The comparisons to Hitchcock have been made in many reviews for Decision to Leave, particularly Vertigo (although I think the vibes are far more Marnie than anything else.) It feels like a rite-of-passage for a director ready to show their mettle to delve into the realm of Hitch, whether it’s Rian Johnson’s twisty high school noir Brick or Gus van Sant’s semi-trolling shot-for-shot remake of Psycho. Park, however, is aiming for something as twisty as classic Hitchcock but with a far more glacial feel. This is a filmmaker who has always reached for the stars in terms of his technical craft, bringing a subtle touch to even the most blood-stained of tales. What could feel like a frenetic twist is executed with a deftness that always catches the viewer off-guard, even with a set-up that could have easily been a tawdry ’90s erotic thriller (honestly, Park would still knock that out of the park.)
What has always made Park stand out among a crowded field of filmmakers is his near-balletic skills with tone. You can go from guffawing at Hae-joon as he tries to shave while driving to an investigation then be taken in by the growing passion between him and Seo-rae then be stunned by a new revelation in the murder case. Each shift into a new genre, often within seconds of one another, comes with such a naturalness that it makes you wonder if it really is so easy to achieve as a storyteller (it’s SO not.) It feels completely cohesive for those moments of quiet to bookmark set-pieces of astonishing inventiveness, and the biggest one in Decision to Leave, involving a mountain and a deadline, is easily one of Park’s greatest achievements as a director. Just when you think you’re on solid ground, he forces you back into the unexpected.
Tang Wei gives a startling performance as the widow with opaque intentions. Her seeming lack of emotion over her husband’s death leaves her open to suspicions but it also seems clear that she’s the smartest person in the room at any given time. Wei brings an evident rawness to Seo-rae, an outsider in her adopted country whose language skills she constantly worries about, yet there’s clearly a spine of iron in this beautiful woman. You never doubt that she could stand toe to toe with anyone who doubts her. Hopefully awards season will pay notice to Wei’s work, although their exhausting bias towards performances not in the English language will be tough to overcome. There’s obvious irony to this because so much of Wei’s performance is rooted in how she is forced to juggle languages. Armed with a surprisingly efficient translator on her phone, she speaks Chinese to let Hae-jun have a more accurate statement of her emotions. Of course, neither of them is transparent with one another, and language shifts show this in action.

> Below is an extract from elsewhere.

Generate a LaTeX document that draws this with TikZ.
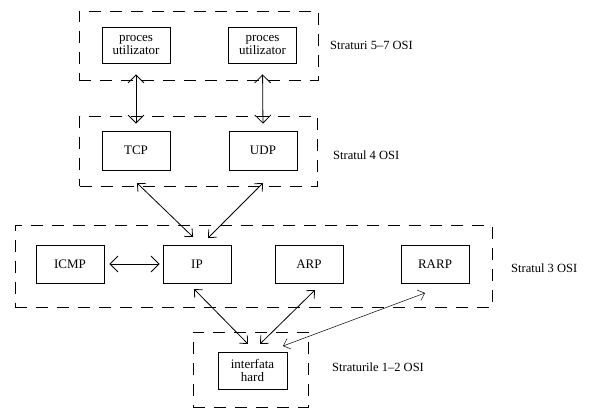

It’s impossible to discuss the second half of Decision to Leave without spoilers so I won’t get into the nitty-gritty, but it does offer a fascinating haunted mirror of sorts to everything that precedes it. Hae-jun and Seo-rae are forced into another mystery that throws his steadfast beliefs to the wayside. His emotional and moral conflict makes for some of the film’s most tangled scenes, the crumbling of a man who has nothing to his name but his fight for justice who has now lost that safe port in the storm. If the first half of the film is a traditional thriller, the second half is the dissection of how such stories actually work. It’s pure Park, so effortlessly labyrinthine that the familiarity of this thriller plot barely registers as something we’ve seen a million times before.
It has to come to an end eventually, as all cat-and-mouse chases do, but Decision to Leave is such an enveloping experience that you almost wish it didn’t. You want to see how far Park can take this, how much he can continue to tease out the conventions of a well-worn genre and make it entirely his own. It’s easy to be taken in by this film, and here’s hoping it offers Director Park his long-awaited chance to be an Oscar nominee. Then again, it’s not his fault the Academy takes so long to play catch-up with an undisputed master of the field.
Decision to Leave is in theaters now.